The plot concerns two immigrant females. Lebanese Dr. Amal Robardin, a therapist-in-training and her patient Yasmin Mofid who hailed from Iran. Both have families in their respective countries and are finding that the ties that bind know no bounds of distance. Yasmin, who has been diagnosed as schizophrenic, discovers some respite from her illness through interest in a Brooklyn theatre group that performs experimental plays. And although she initially bonds with the therapist, Dr. Amal’s own unresolved issues and self-doubt eventually become obstacles within their sessions. After Yasmin abandons therapy, Amal goes on a quest to find her patient. Which leads her to the theatre where, you guessed it, The King in Yellow is on the bill.

Marie Enger

There is a palpable poignancy about Yasmin that is revealed through her blog, in which she expresses why she relates to horror fiction in general and The King in Yellow, in particular: “Despite the deeply racist and misogynistic roots of these works, primarily the violent xenophobia of its creators, there’s an existential understanding as to what it feels like to be powerless. While these men grappled with the horror of an uncaring universe, marginalized individuals grapple with the horror of a system specifically designed not to care about us. We are born into something larger, something malevolent, something we have no power to stop. Similarly, in The King in Yellow itself, there is no reason why our unfortunate narrators are chosen.”
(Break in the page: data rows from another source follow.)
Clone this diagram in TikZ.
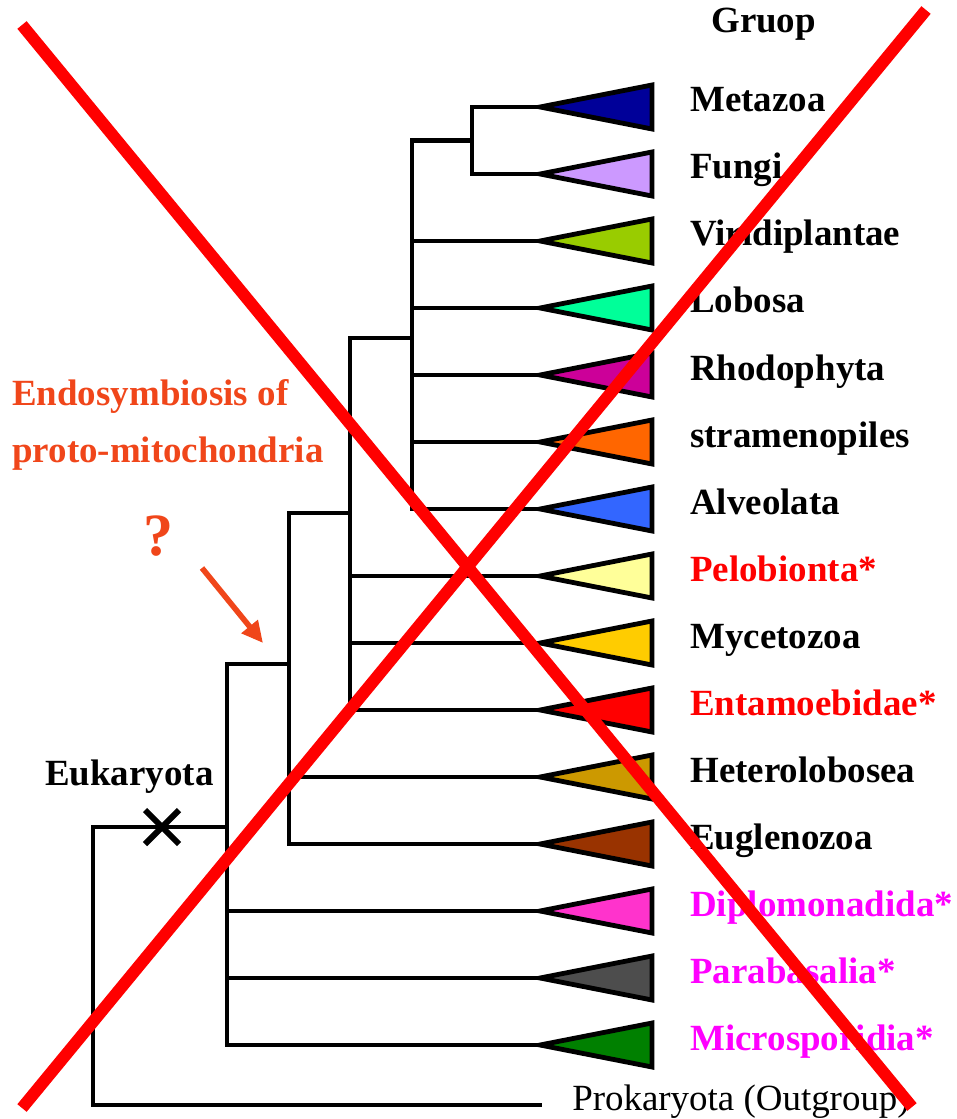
\documentclass[tikz,border=0pt]{standalone}
\usepackage{fontspec}
\setmainfont{Liberation Serif}
\usetikzlibrary{arrows.meta,shapes.misc}
\definecolor{cMeta}{HTML}{000099}
\definecolor{cFungi}{HTML}{CC99FF}
\definecolor{cViri}{HTML}{99CC00}
\definecolor{cLobo}{HTML}{00FF99}
\definecolor{cRhodo}{HTML}{CC0099}
\definecolor{cStram}{HTML}{FF6600}
\definecolor{cAlveo}{HTML}{3366FF}
\definecolor{cPelo}{HTML}{FFFF99}
\definecolor{cMyce}{HTML}{FFCC00}
\definecolor{cEnta}{HTML}{FF0000}
\definecolor{cHetero}{HTML}{CC9900}
\definecolor{cEugl}{HTML}{993300}
\definecolor{cDiplo}{HTML}{FF33CC}
\definecolor{cPara}{HTML}{4D4D4D}
\definecolor{cMicro}{HTML}{008000}
\definecolor{amito}{HTML}{FF0000}
\definecolor{amitoB}{HTML}{FF00FF}
\definecolor{note}{HTML}{F0461A}
\definecolor{veto}{HTML}{FF0000}
\tikzset{
  branch/.style={line width=3.4pt,draw=black},
  clade/.style={line width=3.6pt,draw=black,line join=miter},
  taxon/.style={font=\bfseries\fontsize{27.7}{33}\selectfont,anchor=base west,inner sep=0pt},
  plain/.style={font=\fontsize{27.7}{33}\selectfont,anchor=base west,inner sep=0pt},
  notetext/.style={taxon,text=note},
  qmark/.style={font=\bfseries\fontsize{45}{50}\selectfont,anchor=base west,inner sep=0pt,text=note},
  hint/.style={-{Triangle[length=16pt,width=15pt]},line width=4.2pt,draw=note},
  loss/.style={cross out,draw=black,line width=4.5pt,minimum size=21pt,inner sep=0pt},
  crossline/.style={line width=9pt,draw=veto}
}
\begin{document}
\begin{tikzpicture}[x=0.75pt,y=-0.75pt]
  \useasboundingbox (0,0) rectangle (956,1119);
  % groups: tip of each clade triangle
  \foreach \i in {1,...,15}
    \coordinate (t\i) at (540,{107+67*(\i-1)});
  \coordinate (mf) at (472,140.5);
  \coordinate (crown) at (412,338);
  \coordinate (mid) at (350,513);
  \coordinate (core) at (289,664);
  \coordinate (euk) at (227,827);
  \coordinate (root) at (93,966);
  \coordinate (prok) at (542,1105);
  % tree
  \draw[branch] (t1) -| (mf) |- (t2);
  \draw[branch] (mf) -| (crown) |- (t7);
  \foreach \i in {3,...,6}
    \draw[branch] (crown |- t\i) -- (t\i);
  \draw[branch] (crown) -| (mid) |- (t10);
  \foreach \i in {8,9}
    \draw[branch] (mid |- t\i) -- (t\i);
  \draw[branch] (mid) -| (core) |- (t12);
  \draw[branch] (core |- t11) -- (t11);
  \draw[branch] (core) -| (euk) |- (t15);
  \foreach \i in {13,14}
    \draw[branch] (euk |- t\i) -- (t\i);
  \draw[branch] (euk) -| (root) |- (prok);
  % clades and labels
  \foreach \name/\fillc/\txtc [count=\i] in {Metazoa/cMeta/black,Fungi/cFungi/black,
      Viridiplantae/cViri/black,Lobosa/cLobo/black,Rhodophyta/cRhodo/black,
      stramenopiles/cStram/black,Alveolata/cAlveo/black,Pelobionta*/cPelo/amito,
      Mycetozoa/cMyce/black,Entamoebidae*/cEnta/amito,Heterolobosea/cHetero/black,
      Euglenozoa/cEugl/black,Diplomonadida*/cDiplo/amitoB,Parabasalia*/cPara/amitoB,
      Microsporidia*/cMicro/amitoB}{
    \draw[clade,fill=\fillc] (t\i) -- ++(112,-22) -- ++(0,44) -- cycle;
    \node[taxon,text=\txtc] (lab\i) at (690,{112+67*(\i-1)}) {\name};
  }
  \node[taxon] (head) at (711,33) {Gruop};
  \node[plain] (out) at (572,1110) {Prokaryota (Outgroup)};
  \node[taxon] (eukl) at (45,785) {Eukaryota};
  \node[loss] (xm) at (162,827) {};
  % mitochondria note
  \node[notetext] (endo1) at (12,405) {Endosymbiosis of};
  \node[notetext] (endo2) at (12,462) {proto-mitochondria};
  \node[qmark] (q) at (143,555) {?};
  \coordinate (a1) at (202,568);
  \coordinate (a2) at (263,643);
  \draw[hint] (a1) -- (a2);
  % crossed out
  \draw[crossline] (22,25) -- (912,1107);
  \draw[crossline] (926,10) -- (22,1108);
\end{tikzpicture}
\end{document}
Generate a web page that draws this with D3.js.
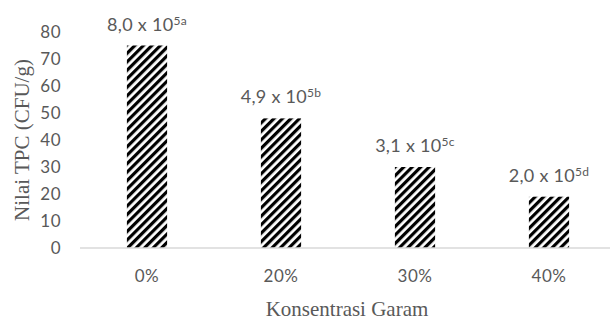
<!DOCTYPE html>
<html>
<head>
<meta charset="utf-8">
<script src="https://cdn.jsdelivr.net/npm/d3@7"></script>
<style>
  body { margin: 0; background: #fff; }
  .sans { font-family: Lato, "Open Sans", sans-serif; fill: #595959; }
  .serif { font-family: "Liberation Serif", "DejaVu Serif", serif; fill: #595959; }
</style>
</head>
<body>
<div id="chart"></div>
<script>
const categories = ['0%', '20%', '30%', '40%'];
const tpcValues  = [75, 48, 30, 19];
const mantissas  = ['8,0', '4,9', '3,1', '2,0'];
const sigLetters = ['a', 'b', 'c', 'd'];
const yTicks     = [0, 10, 20, 30, 40, 50, 60, 70, 80];

const W = 610, H = 320;
const margin = { top: 32, right: -6, bottom: 72, left: 80 };

const svg = d3.select('#chart').append('svg')
  .attr('width', W).attr('height', H);

// motif hachuré (diagonales "/")
svg.append('defs').append('pattern')
  .attr('id', 'hatch')
  .attr('patternUnits', 'userSpaceOnUse')
  .attr('width', 6).attr('height', 6)
  .attr('patternTransform', 'rotate(45)')
  .append('rect')
  .attr('x', 0).attr('y', 0)
  .attr('width', 3.2).attr('height', 6)
  .attr('fill', '#000');

const x = d3.scaleBand()
  .domain(categories)
  .range([margin.left, W - margin.right])
  .paddingInner(0.7)
  .paddingOuter(0.35);

const y = d3.scaleLinear()
  .domain([0, 80])
  .range([H - margin.bottom, margin.top]);

// axe Y (labels seulement)
const yAxis = svg.append('g')
  .attr('transform', `translate(${margin.left - 19},0)`)
  .call(d3.axisLeft(y).tickValues(yTicks).tickSize(0).tickPadding(0));
yAxis.select('.domain').remove();
yAxis.selectAll('text').attr('class', 'sans')
  .style('font-size', '17px').style('letter-spacing', '0.5px').attr('dy', '0.35em');

// barres
svg.selectAll('.bar')
  .data(tpcValues)
  .join('rect')
  .attr('class', 'bar')
  .attr('x', (d, i) => x(categories[i]))
  .attr('y', d => y(d))
  .attr('width', x.bandwidth())
  .attr('height', d => y(0) - y(d))
  .attr('fill', 'url(#hatch)');

// ligne de base
svg.append('line')
  .attr('x1', margin.left).attr('x2', W)
  .attr('y1', y(0)).attr('y2', y(0))
  .attr('stroke', '#d9d9d9').attr('stroke-width', 1.5);

// axe X (labels)
const xAxis = svg.append('g')
  .attr('transform', `translate(0,${y(0)})`)
  .call(d3.axisBottom(x).tickSize(0).tickPadding(22));
xAxis.select('.domain').remove();
xAxis.selectAll('text').attr('class', 'sans')
  .style('font-size', '17px').style('letter-spacing', '0.5px');

// étiquettes au-dessus des barres
const lbl = svg.selectAll('.val')
  .data(tpcValues)
  .join('text')
  .attr('class', 'val sans')
  .attr('text-anchor', 'middle')
  .attr('x', (d, i) => x(categories[i]) + x.bandwidth() / 2)
  .attr('y', d => y(d) - 15)
  .style('font-size', '18px')
  .style('letter-spacing', '0.3px');
lbl.append('tspan').text((d, i) => mantissas[i] + ' x 10');
lbl.append('tspan')
  .attr('dy', '-0.5em')
  .style('font-size', '12px')
  .text((d, i) => '5' + sigLetters[i]);

// titres des axes
svg.append('text')
  .attr('class', 'serif')
  .attr('text-anchor', 'middle')
  .attr('x', 347)
  .attr('y', 316)
  .style('font-size', '21px')
  .text('Konsentrasi Garam');

svg.append('text')
  .attr('class', 'serif')
  .attr('text-anchor', 'middle')
  .attr('transform', `translate(29,${(y(0) + y(80)) / 2}) rotate(-90)`)
  .style('font-size', '21px')
  .text('Nilai TPC (CFU/g)');
</script>
</body>
</html>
While cynical readers will no doubt pronounce this as “woke,” and indeed many of the prescribed boxes (immigrants, people of color, disenfranchisement, lesbian cohabitation) do get checked in this graphic novel. But even hardcore cynics would find it difficult not to appreciate the Nightfire Book Where Black Stars Rise. It will appeal to those who admire Victor LaValle’s extraordinary The Ballad of Black Tom and those who seek The Yellow Sign.